El adiós a las mascarillas en el transporte público llega por fin como la última señal de que el coronavirus queda atrás justo cuando se cumplen tres años desde la aparición de los primeros casos. No era una medida fácil de entender a estas alturas, eso de tener que llevar la mascarilla en una villavesa, en un avión, o un autobús escolar como barrera para evitar contagios por la proximidad de la gente cuando en otras situaciones de aglomeraciones, en la calle o en interiores, se eliminó hace tiempo. Pero todo llega y esto también.

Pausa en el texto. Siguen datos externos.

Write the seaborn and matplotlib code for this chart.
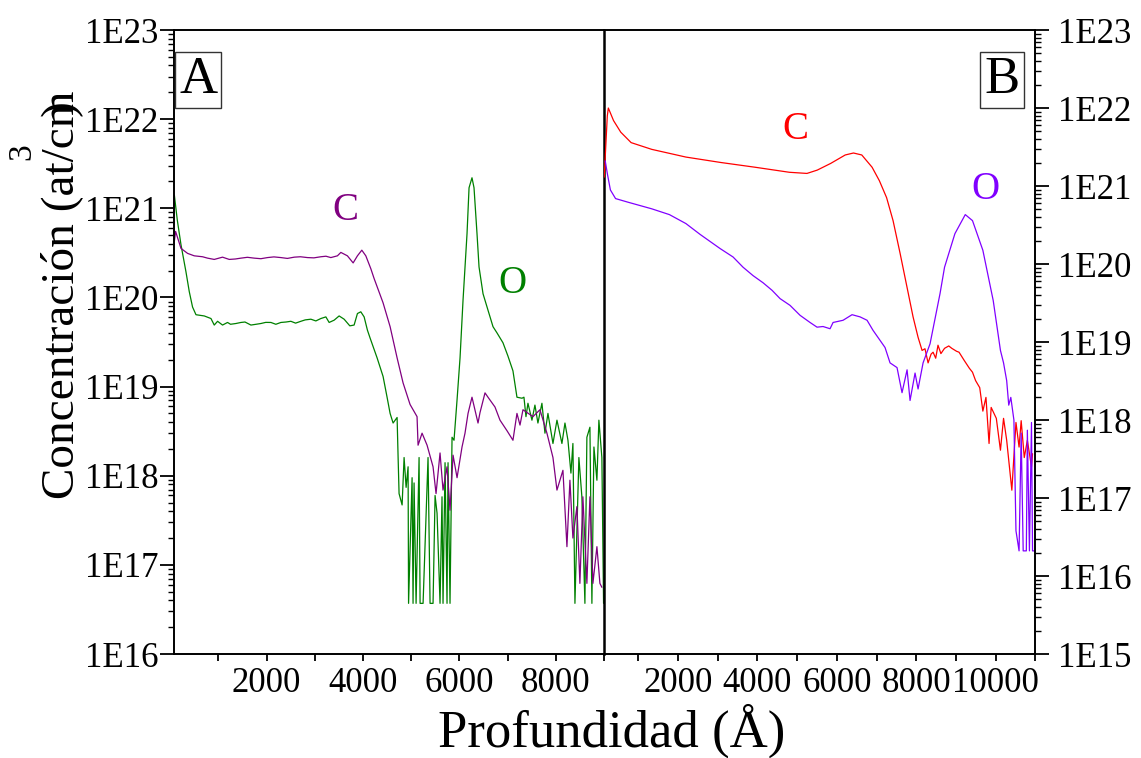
import numpy as np
import pandas as pd
import seaborn as sns
from matplotlib import pyplot as plt
from matplotlib.ticker import FixedLocator, FuncFormatter, MultipleLocator, LogLocator, NullFormatter

# ---- panel A (left): C and O profiles, depth in Angstrom, concentration at/cm3
xa_C = [85, 110, 145, 222, 359, 497, 670, 773, 912, 1084, 1223, 1350, 1466, 1600, 1741, 1880, 2017,
        2150, 2295, 2430, 2571, 2700, 2846, 2980, 3124, 3230, 3331, 3468, 3539, 3675, 3794, 3883,
        3974, 4057, 4161, 4229, 4415, 4561, 4706, 4830, 4975, 5120, 5141, 5224, 5328, 5452, 5514,
        5597, 5659, 5742, 5804, 5867, 5950, 6053, 6115, 6178, 6260, 6385, 6426, 6530, 6592, 6737,
        6841, 6986, 7110, 7193, 7256, 7318, 7525, 7670, 7815, 7940, 8023, 8147, 8230, 8292, 8354,
        8437, 8499, 8561, 8644, 8707, 8769, 8852, 8914, 8955]
ya_C = [4.3e20, 5.5e20, 4.8e20, 3.55e20, 3.12e20, 2.93e20, 2.86e20, 2.76e20, 2.67e20, 2.83e20,
        2.67e20, 2.7e20, 2.76e20, 2.82e20, 2.76e20, 2.72e20, 2.8e20, 2.85e20, 2.8e20, 2.74e20,
        2.83e20, 2.86e20, 2.8e20, 2.78e20, 2.86e20, 2.9e20, 2.8e20, 2.93e20, 3.2e20, 2.93e20,
        2.44e20, 2.93e20, 3.39e20, 2.93e20, 2.1e20, 1.63e20, 8.7e19, 4.7e19, 2.1e19, 1.1e19,
        6.3e18, 4.6e18, 2.2e18, 3.0e18, 2.2e18, 1.26e18, 6.3e17, 1.8e18, 6.9e17, 1.26e18, 4.1e17,
        1.7e18, 9.5e17, 2.1e18, 3.0e18, 5.0e18, 7.6e18, 3.9e18, 5.1e18, 8.5e18, 7.6e18, 5.9e18,
        4.2e18, 3.2e18, 2.5e18, 5.0e18, 3.7e18, 5.5e18, 4.6e18, 5.5e18, 3.0e18, 1.6e18, 6.9e17,
        1.15e18, 1.6e17, 8.9e17, 2.0e17, 4.5e17, 6.2e16, 5.8e17, 6.2e16, 5.8e17, 6.2e16, 1.6e17,
        6.2e16, 5.6e16]

xa_O = [85, 145, 222, 325, 394, 462, 533, 705, 844, 912, 981, 1084, 1188, 1250, 1362, 1466, 1550,
        1673, 1780, 1880, 1980, 2088, 2190, 2295, 2400, 2502, 2600, 2709, 2800, 2917, 3020, 3124,
        3228, 3296, 3400, 3503, 3607, 3725, 3814, 3883, 3953, 4022, 4090, 4146, 4291, 4415, 4498,
        4561, 4623, 4706, 4727, 4747, 4810, 4851, 4893, 4934, 4944, 5017, 5037, 5058, 5100, 5162,
        5183, 5245, 5348, 5390, 5452, 5494, 5535, 5597, 5638, 5659, 5701, 5742, 5763, 5804, 5846,
        5887, 5950, 6012, 6074, 6157, 6199, 6260, 6302, 6364, 6406, 6489, 6592, 6696, 6779, 6903,
        7006, 7110, 7193, 7297, 7338, 7380, 7421, 7504, 7566, 7628, 7711, 7774, 7836, 7940, 8023,
        8126, 8189, 8251, 8313, 8354, 8396, 8478, 8540, 8603, 8644, 8707, 8748, 8790, 8852, 8893,
        8955, 8990]
ya_O = [1.4e21, 7.4e20, 3.9e20, 1.94e20, 1.16e20, 7.8e19, 6.4e19, 6.2e19, 5.8e19, 4.9e19, 5.4e19,
        4.9e19, 5.24e19, 5.0e19, 5.1e19, 5.24e19, 5.3e19, 4.9e19, 5.0e19, 5.1e19, 5.25e19, 5.24e19,
        5.0e19, 5.24e19, 5.3e19, 5.4e19, 5.15e19, 5.4e19, 5.6e19, 5.7e19, 5.45e19, 5.8e19, 6.05e19,
        5.24e19, 5.56e19, 6.2e19, 5.7e19, 4.8e19, 4.9e19, 6.6e19, 6.9e19, 6.05e19, 4.3e19, 3.5e19,
        2.1e19, 1.3e19, 7.6e18, 5.0e18, 3.9e18, 4.5e18, 1.6e18, 6.3e17, 4.7e17, 1.6e18, 7.4e17,
        1.26e18, 3.7e16, 9.5e17, 3.7e16, 8.3e17, 3.7e16, 1.6e18, 3.7e16, 3.7e16, 1.6e18, 3.7e16,
        3.7e16, 6.0e17, 3.8e17, 3.7e16, 5.8e17, 3.7e16, 1.4e18, 3.7e16, 1.4e18, 3.7e16, 2.7e18,
        2.5e18, 7.1e18, 2.1e19, 9.3e19, 5.2e20, 1.7e21, 2.2e21, 1.7e21, 5.2e20, 2.2e20, 1.1e20,
        7.2e19, 4.7e19, 4.0e19, 3.1e19, 2.2e19, 1.5e19, 7.6e18, 7.4e18, 7.6e18, 4.6e18, 6.5e18,
        4.2e18, 6.2e18, 3.9e18, 6.5e18, 3.0e18, 5.0e18, 2.3e18, 4.2e18, 2.3e18, 3.9e18, 2.5e18,
        1.07e18, 2.3e18, 3.7e16, 1.6e18, 5.8e17, 3.7e16, 2.7e18, 3.5e18, 3.7e16, 2.1e18, 8.9e17,
        4.2e18, 1.6e18, 3.7e16]

# ---- panel B (right)
xb_C = [140, 218, 244, 375, 557, 818, 1338, 2198, 3084, 3943, 4804, 5247, 5507, 5846, 6211, 6419,
        6628, 6888, 7071, 7253, 7416, 7592, 7769, 7920, 8046, 8147, 8220, 8298, 8374, 8424, 8490,
        8548, 8621, 8713, 8819, 8895, 9017, 9078, 9209, 9339, 9417, 9495, 9599, 9678, 9756, 9834,
        9887, 10017, 10121, 10199, 10278, 10408, 10512, 10590, 10643, 10721, 10799, 10903, 10929]
yb_C = [1.3e21, 7.9e21, 1.0e22, 6.9e21, 4.9e21, 3.6e21, 2.95e21, 2.35e21, 2.0e21, 1.74e21, 1.5e21,
        1.45e21, 1.6e21, 1.95e21, 2.5e21, 2.65e21, 2.5e21, 1.74e21, 1.17e21, 7.1e20, 3.6e20,
        1.38e20, 5.0e19, 2.1e19, 1.15e19, 7.8e18, 8.2e18, 5.4e18, 7.0e18, 7.4e18, 6.2e18, 9.1e18,
        7.1e18, 8.3e18, 8.9e18, 8.3e18, 7.6e18, 7.4e18, 5.8e18, 4.6e18, 4.1e18, 3.2e18, 2.6e18,
        1.3e18, 1.95e18, 5.0e17, 1.45e18, 1.05e18, 4.1e17, 1.05e18, 5.5e17, 1.26e17, 9.3e17,
        4.5e17, 9.8e17, 3.3e17, 5.5e17, 2.5e17, 3.7e17]

xb_O = [166, 218, 296, 426, 740, 1338, 1782, 2198, 2554, 3058, 3386, 3637, 3889, 4141, 4368, 4570,
        4821, 5073, 5325, 5501, 5652, 5829, 5905, 6157, 6383, 6585, 6761, 6912, 7088, 7214, 7340,
        7516, 7642, 7769, 7844, 7970, 8046, 8172, 8348, 8600, 8713, 8974, 9235, 9417, 9678, 9939,
        10121, 10199, 10278, 10330, 10382, 10460, 10512, 10590, 10643, 10694, 10773, 10799, 10851,
        10903, 10929, 11000]
yb_O = [2.1e21, 1.45e21, 8.9e20, 6.9e20, 6.2e20, 5.1e20, 4.3e20, 3.3e20, 2.4e20, 1.58e20, 1.23e20,
        9.1e19, 7.1e19, 5.75e19, 4.6e19, 3.6e19, 2.95e19, 2.2e19, 1.78e19, 1.55e19, 1.58e19,
        1.48e19, 1.78e19, 1.9e19, 2.24e19, 2.1e19, 1.9e19, 1.41e19, 1.05e19, 8.5e18, 5.4e18,
        4.7e18, 2.24e18, 4.4e18, 1.78e18, 4.0e18, 2.5e18, 5.4e18, 9.5e18, 4.2e19, 9.1e19, 2.45e20,
        4.3e20, 3.6e20, 1.5e20, 3.4e19, 7.8e18, 5.4e18, 3.2e18, 1.55e18, 1.95e18, 1.0e18, 3.8e16,
        2.1e16, 6.8e17, 2.1e16, 2.1e16, 7.4e17, 2.1e16, 9.3e17, 2.1e16, 2.1e16]

sns.set_style("ticks")
plt.rcParams['font.family'] = ['Liberation Serif', 'DejaVu Serif']
plt.rcParams.update({'text.color': 'black', 'axes.labelcolor': 'black',
                     'xtick.color': 'black', 'ytick.color': 'black', 'axes.edgecolor': 'black'})

fig = plt.figure(figsize=(11.41, 7.58), dpi=100)
ax1 = fig.add_axes([0.1525, 0.1372, 0.3769, 0.8232])
ax2 = fig.add_axes([0.5294, 0.1372, 0.3780, 0.8232])
ax2.patch.set_visible(False)  # so the shared middle line from panel A stays visible

dfA_C = pd.DataFrame({'x': xa_C, 'y': ya_C})
dfA_O = pd.DataFrame({'x': xa_O, 'y': ya_O})
dfB_C = pd.DataFrame({'x': xb_C, 'y': yb_C})
dfB_O = pd.DataFrame({'x': xb_O, 'y': yb_O})

sns.lineplot(data=dfA_O, x='x', y='y', color='#008000', lw=0.9, sort=False, estimator=None, ax=ax1)
sns.lineplot(data=dfA_C, x='x', y='y', color='#800080', lw=0.9, sort=False, estimator=None, ax=ax1)
sns.lineplot(data=dfB_C, x='x', y='y', color='#ff0000', lw=0.9, sort=False, estimator=None, ax=ax2)
sns.lineplot(data=dfB_O, x='x', y='y', color='#8000ff', lw=0.9, sort=False, estimator=None, ax=ax2)

fmt = FuncFormatter(lambda v, p: "1E%d" % int(round(np.log10(v))))

for ax in (ax1, ax2):
    ax.set_yscale('log')
    ax.set_xlabel('')
    ax.set_ylabel('')
    ax.yaxis.set_major_formatter(fmt)
    ax.yaxis.set_minor_locator(LogLocator(base=10, subs=np.arange(2, 10)))
    ax.yaxis.set_minor_formatter(NullFormatter())
    ax.xaxis.set_minor_locator(MultipleLocator(1000))
    for s in ax.spines.values():
        s.set_linewidth(1.4)
        s.set_color('black')
    ax.tick_params(axis='x', which='both', direction='out', length=5, width=1.3, labelsize=25, pad=4)
    ax.tick_params(axis='y', which='major', direction='out', length=10, width=1.3, labelsize=25)
    ax.tick_params(axis='y', which='minor', direction='out', length=4.5, width=1.0)

ax1.set_xlim(77, 9000)
ax1.set_ylim(1e16, 1e23)
ax1.set_xticks([2000, 4000, 6000, 8000])
ax1.yaxis.set_major_locator(FixedLocator([10.0**k for k in range(16, 24)]))
ax1.tick_params(axis='y', pad=1)
ax1.spines['right'].set_linewidth(1.8)

ax2.set_xlim(136, 11000)
ax2.set_ylim(1e15, 1e23)
ax2.set_xticks([2000, 4000, 6000, 8000, 10000])
ax2.yaxis.set_major_locator(FixedLocator([10.0**k for k in range(15, 24)]))
ax2.yaxis.tick_right()
ax2.spines['left'].set_visible(False)
ax2.tick_params(axis='y', which='both', left=False, right=True, pad=6)

# panel letters
box = dict(boxstyle='square,pad=0.08', fc='white', ec='#333333', lw=1)
ax1.text(0.056, 0.92, "A", transform=ax1.transAxes, ha='center', va='center', fontsize=38, bbox=box)
ax2.text(0.923, 0.92, "B", transform=ax2.transAxes, ha='center', va='center', fontsize=38, bbox=box)

# element labels
ax1.text(3628, 9.5e20, "C", color='#800080', fontsize=28, ha='center', va='center')
ax1.text(7090, 1.45e20, "O", color='#008000', fontsize=28, ha='center', va='center')
ax2.text(4947, 5.3e21, "C", color='#ff0000', fontsize=28, ha='center', va='center')
ax2.text(9733, 9.1e20, "O", color='#8000ff', fontsize=28, ha='center', va='center')

# axis titles
fig.text(0.536, 0.015, "Profundidad (Å)", ha='center', va='baseline', fontsize=38)
fig.text(0.054, 0.611, "Concentración (at/cm", rotation=90, ha='center', va='center', fontsize=34)
fig.text(0.054, 0.8575, ")", rotation=90, ha='center', va='center', fontsize=34)
fig.text(0.019, 0.80, "3", rotation=90, ha='center', va='center', fontsize=24)

fig.savefig('out.png', dpi=100)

Es momento de guardar aquellas mascarillas ya históricas del lejano 2020, en el verano en que esta prenda se convirtió en complemento, entonces casi hasta divertido. Pero poco a poco su obligatoriedad se fue transformando en algo engorroso al tiempo que fueron esenciales para evitar males mayores en los picos más altos de casos. Años de utilizarlas en interiores y exteriores, sin que se supiera muy bien la razón de por qué ahora sí o ahora no. Han sido y son la imagen de un virus que nos ha cambiado, como sociedad y como personas. Un virus que se va quedando atrás, como todo lo vivido, en una imagen borrosa, a veces difícil de creer como real. Es momento de mirar para adelante enfocando de nuevo lo esencial. Las mascarillas no se van del todo, pero se quedan para su uso en espacios sanitarios o sociosanitarios. Mucho más lógico y entendible.